Lil Wayne chronology
| Tha Block Is Hot (1999) | Lights Out (2000) | 500 Degreez (2002) |

Singles from Lights Out
- "Get Off the Corner" Released: December 19, 2000; "Everything" Released: March 13, 2001; "Shine" Released: July 17, 2001;

= Lights Out (Lil Wayne album) =

Lights Out is the second studio album by American rapper Lil Wayne. It was released on December 19, 2000, by Cash Money Records and Universal Records. The album peaked at number 16 on the US Billboard 200 chart. The album was certified gold by the Recording Industry Association of America (RIAA).

Professional ratings
Review scores
| Source | Rating |
| AllMusic | Star |
| The A.V. Club | (positive) |
| RapReviews | 6/10 |
| Rolling Stone | Star Half star |
| USA Today | Star |
| Vibe | Star Half star |

==Commercial performance==
Lights Out debuted at number 24 on the US Billboard 200 chart, during the week of January 6, 2001. The album also debuted at number two on the US Top R&B/Hip-Hop Albums chart, becoming Wayne's second top-ten album on that chart. It moved 205,000 units in its debut week. In its second week, the album reached its peak position at number 16 on the chart dated January 13, 2001. As of June 21, 2001, the album was certified gold by the Recording Industry Association of America (RIAA) for sales of over 500,000 copies in the United States.
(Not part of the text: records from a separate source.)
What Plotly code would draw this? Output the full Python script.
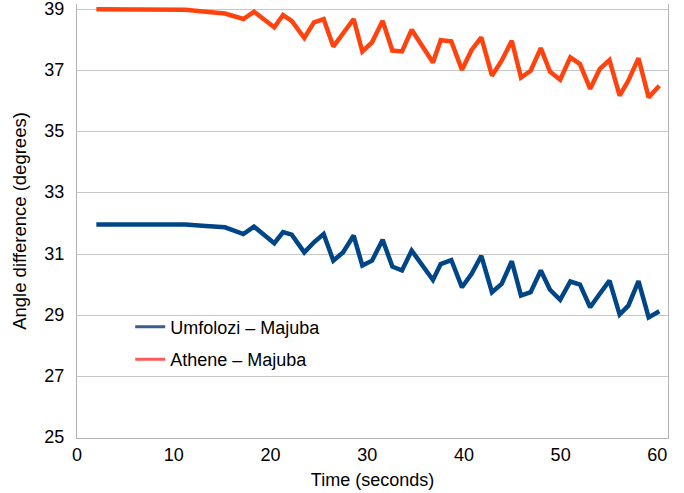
import plotly.graph_objects as go

time_s = [2, 11.2, 13.3, 15.3, 17.2, 18.3, 20.4, 21.3, 22.2, 23.5, 24.5, 25.5, 26.5, 27.5,
          28.6, 29.5, 30.5, 31.6, 32.6, 33.6, 34.6, 36.8, 37.6, 38.7, 39.8, 40.8, 41.8,
          42.9, 43.9, 44.95, 45.9, 46.9, 47.95, 48.9, 49.95, 51, 52, 53.05, 54.05, 55.05,
          56.1, 57, 58.05, 59.1, 60.2]

athene_majuba = [39.0, 38.98, 38.92, 38.86, 38.68, 38.92, 38.41, 38.81, 38.62, 38.06, 38.57,
                 38.68, 37.78, 38.23, 38.68, 37.62, 37.92, 38.62, 37.65, 37.62, 38.33, 37.26,
                 37.99, 37.95, 37.02, 37.67, 38.08, 36.83, 37.32, 37.97, 36.77, 36.99, 37.73,
                 36.96, 36.70, 37.43, 37.21, 36.40, 37.05, 37.34, 36.18, 36.67, 37.40, 36.12,
                 36.50]

umfolozi_majuba = [31.97, 31.97, 31.92, 31.88, 31.66, 31.90, 31.36, 31.72, 31.64, 31.06, 31.39,
                   31.66, 30.79, 31.06, 31.61, 30.63, 30.79, 31.47, 30.60, 30.47, 31.12, 30.16,
                   30.68, 30.81, 29.92, 30.36, 30.95, 29.76, 30.03, 30.77, 29.65, 29.76, 30.47,
                   29.84, 29.51, 30.11, 30.01, 29.27, 29.71, 30.14, 29.03, 29.32, 30.12, 28.94,
                   29.14]

series_names = ["Umfolozi \u2013 Majuba", "Athene \u2013 Majuba"]
x_ticks = [0, 10, 20, 30, 40, 50, 60]
y_ticks = [25, 27, 29, 31, 33, 35, 37, 39]

BLUE = "#004586"
ORANGE = "#FF420E"
FONT = "Liberation Sans, Arial, sans-serif"

fig = go.Figure()
fig.add_trace(go.Scatter(x=time_s, y=umfolozi_majuba, mode="lines", showlegend=False,
                         line=dict(color=BLUE, width=4.5), hoverinfo="skip"))
fig.add_trace(go.Scatter(x=time_s, y=athene_majuba, mode="lines", showlegend=False,
                         line=dict(color=ORANGE, width=4.5), hoverinfo="skip"))
# legend entries
fig.add_trace(go.Scatter(x=[None], y=[None], mode="lines", name=series_names[0],
                         legendgroup="a", line=dict(color="#3B5C8C", width=3)))
fig.add_trace(go.Scatter(x=[None], y=[None], mode="lines", name=series_names[1],
                         legendgroup="b", line=dict(color="#FF5A5A", width=3)))

fig.update_layout(
    width=684, height=493,
    margin=dict(l=77, r=16, t=4, b=55),
    paper_bgcolor="white", plot_bgcolor="white",
    font=dict(family=FONT, size=18, color="#000000"),
    legend=dict(x=0.09, y=0.298, xanchor="left", yanchor="top",
                bgcolor="rgba(0,0,0,0)", font=dict(size=18),
                tracegroupgap=6, traceorder="grouped"),
    xaxis=dict(range=[0, 61.1], tickvals=x_ticks, showgrid=False, zeroline=False,
               showline=True, linecolor="#B3B3B3", linewidth=1, ticks="",
               tickfont=dict(size=18), automargin=False,
               title=dict(text="Time (seconds)", standoff=9, font=dict(size=18))),
    yaxis=dict(range=[25, 39.17], tickvals=y_ticks, showgrid=True, gridcolor="#C8C8C8",
               gridwidth=1, zeroline=False, showline=True, mirror=True,
               linecolor="#B3B3B3", linewidth=1, ticks="", ticklabelstandoff=8,
               ticklabeloverflow="allow", ticklabelshift=-1, automargin=False,
               tickfont=dict(size=18),
               title=dict(text="Angle difference (degrees)", standoff=12, font=dict(size=18.5))),
)

fig.write_html("out.html")
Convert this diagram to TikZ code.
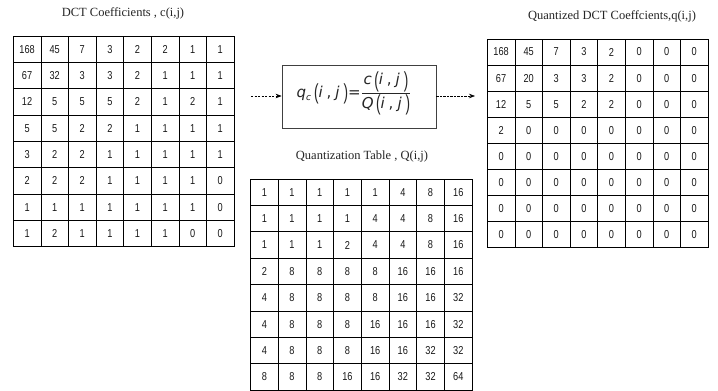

As of May 2013, the album has sold approximately a million copies in the United States.

==Track listing==
All songs produced by Mannie Fresh.

| No. | Title | Length |
|---|---|---|
| 1. | "Intro (Watch Them People)" | 0:34 |
| 2. | "Get Off the Corner" | 4:45 |
| 3. | "On the Grind" | 3:52 |
| 4. | "Hit U Up" (featuring Hot Boys) | 5:11 |
| 5. | "Everything" | 4:42 |
| 6. | "Fuck wit Me Now" | 3:49 |
| 7. | "Lil One" (featuring Big Tymers) | 3:12 |
| 8. | "Break Me Off" (featuring Big Tymers and Unplugged) | 4:25 |
| 9. | "Skit" | 0:42 |
| 10. | "Wish You Would" | 4:14 |
| 11. | "Grown Man" | 4:34 |
| 12. | "Shine" (featuring Hot Boys) | 5:04 |
| 13. | "Jump Jiggy" | 4:13 |
| 14. | "Realized" | 4:00 |
| 15. | "Tha Blues" | 4:34 |
| 16. | "Let's Go" (featuring Big Tymers) | 4:08 |
| 17. | "Biznite" | 4:23 |
| 18. | "Act a Ass" (featuring B.G.) | 4:44 |
| 19. | "Beef" | 4:24 |
| Total length: |  | 75:35 |

===Personnel===
- Pen & Pixel - Cover art

==Charts==

===Weekly charts===

| Chart (2000) | Peak position |
|---|---|
| US Billboard 200 | 16 |
| US Top R&B/Hip-Hop Albums (Billboard) | 2 |

===Year-end charts===

| Chart (2001) | Position |
|---|---|
| US Billboard 200 | 132 |
| US Top R&B/Hip-Hop Albums (Billboard) | 43 |

==Certifications==

| Region | Certification | Certified units/sales |
| United States (RIAA) | Gold | 500,000^{^} |
^{^} Shipments figures based on certification alone.